### Data for this task
|---|
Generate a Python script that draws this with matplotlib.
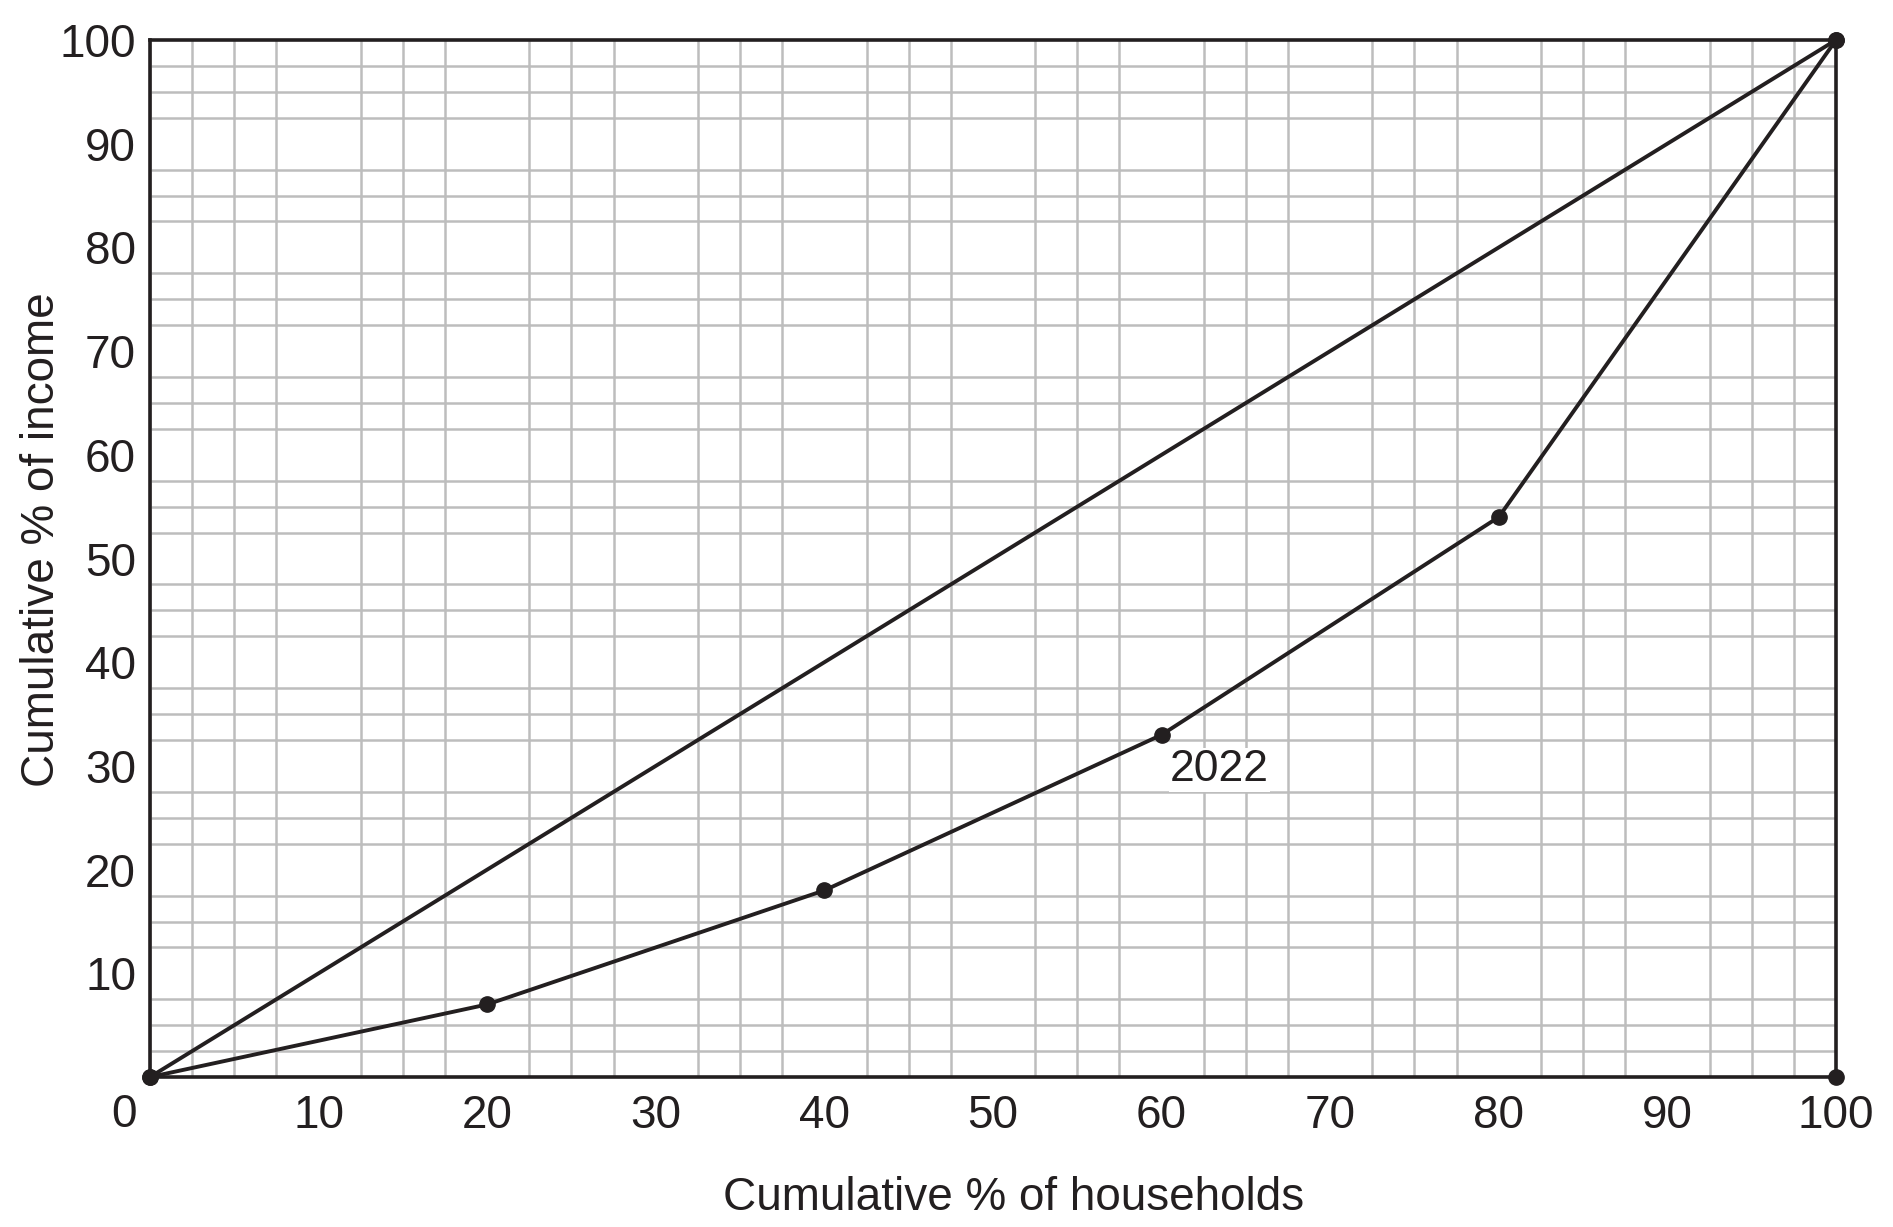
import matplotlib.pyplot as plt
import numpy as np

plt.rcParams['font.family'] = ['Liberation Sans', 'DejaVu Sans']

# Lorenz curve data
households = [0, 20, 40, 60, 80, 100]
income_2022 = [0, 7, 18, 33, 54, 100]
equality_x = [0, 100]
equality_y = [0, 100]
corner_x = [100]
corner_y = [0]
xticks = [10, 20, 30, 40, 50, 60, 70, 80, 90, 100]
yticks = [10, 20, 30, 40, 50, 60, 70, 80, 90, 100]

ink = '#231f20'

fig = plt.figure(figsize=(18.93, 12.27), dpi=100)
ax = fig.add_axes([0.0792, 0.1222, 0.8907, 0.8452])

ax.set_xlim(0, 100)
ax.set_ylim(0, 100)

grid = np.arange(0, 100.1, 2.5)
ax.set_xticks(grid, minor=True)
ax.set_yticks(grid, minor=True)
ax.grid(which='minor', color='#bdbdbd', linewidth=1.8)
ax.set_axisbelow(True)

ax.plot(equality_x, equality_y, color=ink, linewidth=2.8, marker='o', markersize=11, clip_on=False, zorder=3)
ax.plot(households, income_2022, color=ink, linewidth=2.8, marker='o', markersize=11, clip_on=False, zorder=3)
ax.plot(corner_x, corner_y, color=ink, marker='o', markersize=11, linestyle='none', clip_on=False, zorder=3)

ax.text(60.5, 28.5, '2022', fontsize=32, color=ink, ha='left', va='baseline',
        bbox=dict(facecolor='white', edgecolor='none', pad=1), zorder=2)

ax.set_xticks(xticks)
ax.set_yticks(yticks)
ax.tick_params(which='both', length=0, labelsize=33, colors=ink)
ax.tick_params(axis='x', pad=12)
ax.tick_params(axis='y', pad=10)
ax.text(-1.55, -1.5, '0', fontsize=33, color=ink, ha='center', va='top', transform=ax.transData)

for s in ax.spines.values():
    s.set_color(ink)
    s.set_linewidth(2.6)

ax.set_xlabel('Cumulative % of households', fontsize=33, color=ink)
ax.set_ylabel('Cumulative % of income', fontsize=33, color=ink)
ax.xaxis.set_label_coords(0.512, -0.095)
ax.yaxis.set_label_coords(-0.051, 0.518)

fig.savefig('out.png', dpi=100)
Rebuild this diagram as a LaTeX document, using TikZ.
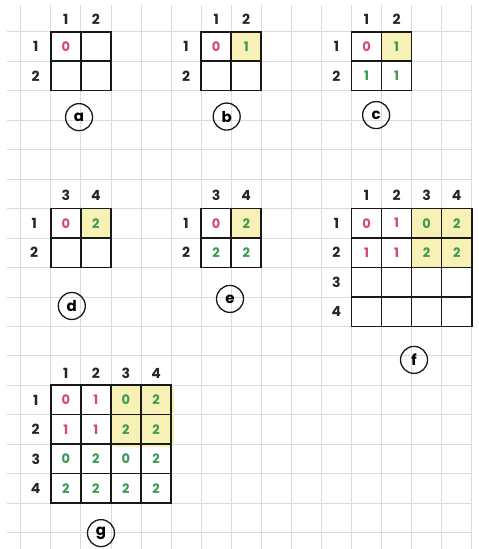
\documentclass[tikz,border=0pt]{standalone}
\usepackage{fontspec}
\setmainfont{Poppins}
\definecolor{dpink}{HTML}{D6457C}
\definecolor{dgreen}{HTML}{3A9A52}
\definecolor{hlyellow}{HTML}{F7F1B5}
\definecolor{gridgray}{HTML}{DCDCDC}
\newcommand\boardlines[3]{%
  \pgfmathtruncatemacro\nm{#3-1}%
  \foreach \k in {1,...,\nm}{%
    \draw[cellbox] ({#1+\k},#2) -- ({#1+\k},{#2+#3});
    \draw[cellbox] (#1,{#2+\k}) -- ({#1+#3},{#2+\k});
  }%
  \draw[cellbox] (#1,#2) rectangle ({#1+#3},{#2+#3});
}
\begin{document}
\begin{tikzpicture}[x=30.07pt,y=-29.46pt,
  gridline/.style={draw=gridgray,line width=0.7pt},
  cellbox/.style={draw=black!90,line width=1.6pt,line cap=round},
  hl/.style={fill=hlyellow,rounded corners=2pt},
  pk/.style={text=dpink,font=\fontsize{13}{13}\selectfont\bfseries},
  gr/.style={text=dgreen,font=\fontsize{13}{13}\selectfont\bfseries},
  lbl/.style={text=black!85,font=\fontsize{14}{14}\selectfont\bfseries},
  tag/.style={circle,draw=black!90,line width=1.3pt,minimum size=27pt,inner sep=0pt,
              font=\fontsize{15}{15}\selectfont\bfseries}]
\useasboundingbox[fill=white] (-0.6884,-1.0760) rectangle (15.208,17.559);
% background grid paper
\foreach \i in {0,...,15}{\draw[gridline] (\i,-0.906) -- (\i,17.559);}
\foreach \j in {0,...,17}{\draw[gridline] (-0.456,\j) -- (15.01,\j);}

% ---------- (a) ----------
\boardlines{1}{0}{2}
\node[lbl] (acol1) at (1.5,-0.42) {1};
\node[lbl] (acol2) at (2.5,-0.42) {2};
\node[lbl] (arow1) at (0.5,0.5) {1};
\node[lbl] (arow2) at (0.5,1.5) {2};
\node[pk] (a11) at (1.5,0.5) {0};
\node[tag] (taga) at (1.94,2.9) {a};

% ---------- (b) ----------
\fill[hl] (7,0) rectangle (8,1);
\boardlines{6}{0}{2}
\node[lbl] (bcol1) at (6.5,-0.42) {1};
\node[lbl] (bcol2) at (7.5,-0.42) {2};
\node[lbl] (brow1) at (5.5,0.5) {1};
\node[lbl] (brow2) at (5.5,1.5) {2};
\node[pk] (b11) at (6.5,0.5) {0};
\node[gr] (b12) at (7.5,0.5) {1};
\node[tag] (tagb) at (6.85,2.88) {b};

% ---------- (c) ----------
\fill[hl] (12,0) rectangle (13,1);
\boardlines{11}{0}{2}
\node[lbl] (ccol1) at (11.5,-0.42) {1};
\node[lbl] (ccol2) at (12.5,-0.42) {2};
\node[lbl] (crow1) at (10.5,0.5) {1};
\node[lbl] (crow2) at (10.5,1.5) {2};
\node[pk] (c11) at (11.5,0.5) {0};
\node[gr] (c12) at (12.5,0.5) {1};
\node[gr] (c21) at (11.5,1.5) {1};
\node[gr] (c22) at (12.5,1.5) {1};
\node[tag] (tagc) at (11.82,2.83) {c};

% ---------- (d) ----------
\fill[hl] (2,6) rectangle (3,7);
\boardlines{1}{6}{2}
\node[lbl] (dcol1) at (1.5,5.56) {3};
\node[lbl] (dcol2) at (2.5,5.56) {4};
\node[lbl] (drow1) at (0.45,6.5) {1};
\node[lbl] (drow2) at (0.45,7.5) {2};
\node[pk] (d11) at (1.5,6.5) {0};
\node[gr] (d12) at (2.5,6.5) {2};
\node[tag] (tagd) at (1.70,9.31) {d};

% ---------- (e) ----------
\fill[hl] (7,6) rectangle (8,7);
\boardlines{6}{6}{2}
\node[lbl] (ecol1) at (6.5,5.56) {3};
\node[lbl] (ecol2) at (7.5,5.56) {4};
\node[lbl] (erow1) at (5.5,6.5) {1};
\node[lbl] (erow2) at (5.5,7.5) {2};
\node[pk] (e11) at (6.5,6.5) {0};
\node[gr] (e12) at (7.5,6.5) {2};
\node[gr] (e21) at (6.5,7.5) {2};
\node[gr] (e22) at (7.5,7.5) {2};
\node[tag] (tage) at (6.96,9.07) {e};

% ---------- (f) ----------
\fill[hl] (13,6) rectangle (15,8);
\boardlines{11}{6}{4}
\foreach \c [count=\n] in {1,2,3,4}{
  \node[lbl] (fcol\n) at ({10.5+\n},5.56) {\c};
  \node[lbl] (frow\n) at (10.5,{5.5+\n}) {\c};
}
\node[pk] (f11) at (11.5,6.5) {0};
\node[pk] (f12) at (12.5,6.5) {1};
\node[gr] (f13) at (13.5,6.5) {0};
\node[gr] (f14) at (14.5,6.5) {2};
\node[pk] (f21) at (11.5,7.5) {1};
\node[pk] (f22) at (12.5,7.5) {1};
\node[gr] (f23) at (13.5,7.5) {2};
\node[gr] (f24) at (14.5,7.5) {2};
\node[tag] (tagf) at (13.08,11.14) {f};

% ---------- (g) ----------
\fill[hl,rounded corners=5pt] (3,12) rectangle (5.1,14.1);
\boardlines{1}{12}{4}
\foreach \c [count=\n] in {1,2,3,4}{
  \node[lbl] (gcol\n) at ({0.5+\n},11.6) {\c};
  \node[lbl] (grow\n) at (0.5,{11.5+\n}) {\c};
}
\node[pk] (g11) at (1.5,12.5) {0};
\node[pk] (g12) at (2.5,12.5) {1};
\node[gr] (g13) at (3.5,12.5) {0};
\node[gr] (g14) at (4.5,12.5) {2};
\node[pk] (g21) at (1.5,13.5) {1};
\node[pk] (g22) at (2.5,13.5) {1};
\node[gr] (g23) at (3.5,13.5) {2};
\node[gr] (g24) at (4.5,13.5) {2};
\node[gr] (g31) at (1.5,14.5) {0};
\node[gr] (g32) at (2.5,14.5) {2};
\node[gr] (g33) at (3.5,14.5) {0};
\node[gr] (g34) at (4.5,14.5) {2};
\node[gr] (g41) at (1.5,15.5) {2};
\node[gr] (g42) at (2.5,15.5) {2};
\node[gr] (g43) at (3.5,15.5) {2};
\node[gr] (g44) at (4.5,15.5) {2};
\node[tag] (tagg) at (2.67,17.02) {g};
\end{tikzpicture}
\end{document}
|---|
### What is expected
Skip the pictures. Restate exactly the lines from the start of the entries through the line containing "plt.rcParams['font.family'] = ['Liberation", both ends included.

### Task output
Generate a Python script that draws this with matplotlib.
import matplotlib.pyplot as plt
import numpy as np

plt.rcParams['font.family'] = ['Liberation Sans', 'DejaVu Sans']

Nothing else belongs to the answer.